Explore Leiths Diploma Open House – 5th June 2024

 

Alumni Stories: Maria Bradford

Former Leiths student Maria Bradford was born and raised in Freetown, the capital of Sierra Leone in West Africa. She now lives in Kent, where she runs Shwen Shwen (meaning ‘fancy’ in her native Krio), a high-end catering company, supper club, and online stores specialising in Sierra Leonean cuisine. Her debut cookbook Sweet Salone (after the nickname locals use for Sierra Leone) will be published by Quadrille in 2023.

How did you first learn to cook?

“From my grandmother and mother in Sierra Leone. It’s very common in Sierra Leone to do menial tasks in the kitchen like peeling onions from a young age. My first experience of having more responsibility in the kitchen was towards the end of primary school, I must have been about nine, when I started coming home by myself. My mum would make all the sauces for the week at the weekend, and she’d ask me to cook the rice to go with the sauces.”

What prompted you to take a cooking course at Leiths?

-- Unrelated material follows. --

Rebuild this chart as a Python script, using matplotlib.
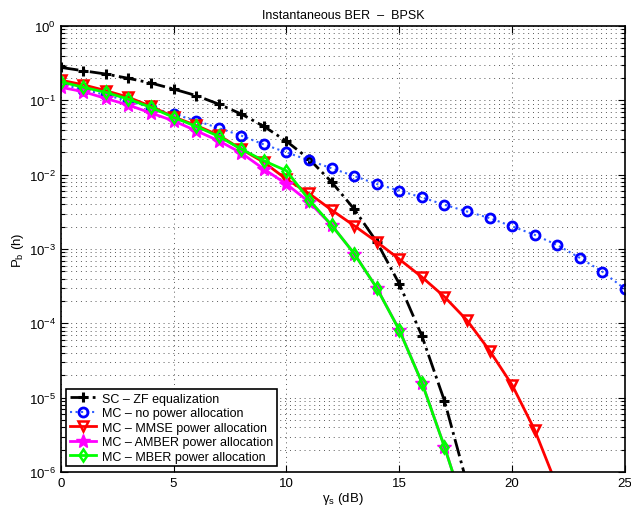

“I think it was confidence. I had left my job [in accounting] and was doing private catering and running a supper club in London with a friend of mine, but I still cringed when people called me a chef. I’d cringe and say, ‘I’m not a chef, I’m just somebody who likes to cook’. I always made excuses to explain why I didn’t feel like I could call myself that.”

Which course did you do?

“I did the Essential Cooking Certificate in the evenings. In fact, what actually happened was my husband booked me a place on the food photography course at Leiths as a Christmas present because I also loved photography. It was while I was doing the photography course that I saw the kitchen and all the really nice produce we were using. I was really excited by that, so I went downstairs to ask about it and booked an appointment to speak to the principal about doing a course. I didn’t have time to do the full Diploma because I had a full product line, I have a young family, and I was doing lots of supper clubs, so she recommended the Essential Cooking Certificate to build my confidence and give me a strong foundation. It was really good and I really enjoyed the fact I spent my evening doing something just for me.”

For those who are unfamiliar with Sierra Leonean food, how would you describe it?

Cassava leaf stew is the national dish. We have some very very traditional food and what we call stews, not in the western sense, but a really nice, onion-based kind of dish. We have jollof rice, and we eat lots of fish as we have a long coastline. We don’t have a lot of waste when we cook. For example, sweet potato – we eat the root, the leaves, and feed the peelings to animals.”

Your first book Sweet Salone comes out next year. Can you give us a hint about what we can expect from it?

“It’s going to showcase Sierra Leonean culture and our food, and it’s also going to showcase Afro-fusion. For me, Afro-fusion is the combination of places I’ve travelled and the different influences and skills I’ve picked up which I bring into Sierra Leonean cuisine. I’m known for my Afro-fusion food, bringing elements from western culture into Sierra Leonean ingredients, and changing the form of ingredients that people are very familiar with to make new dishes. When it comes to traditional dishes, apart from cooking it well and plating it well, there’s not much I want to change about it because I really like how they are, but when it comes to the ingredients we’ve got, it’s quite an open field. You can do as you wish with them really. It gets me excited, changing something I’ve grown up eating and knowing in one particular way, and finding new ways of using it.”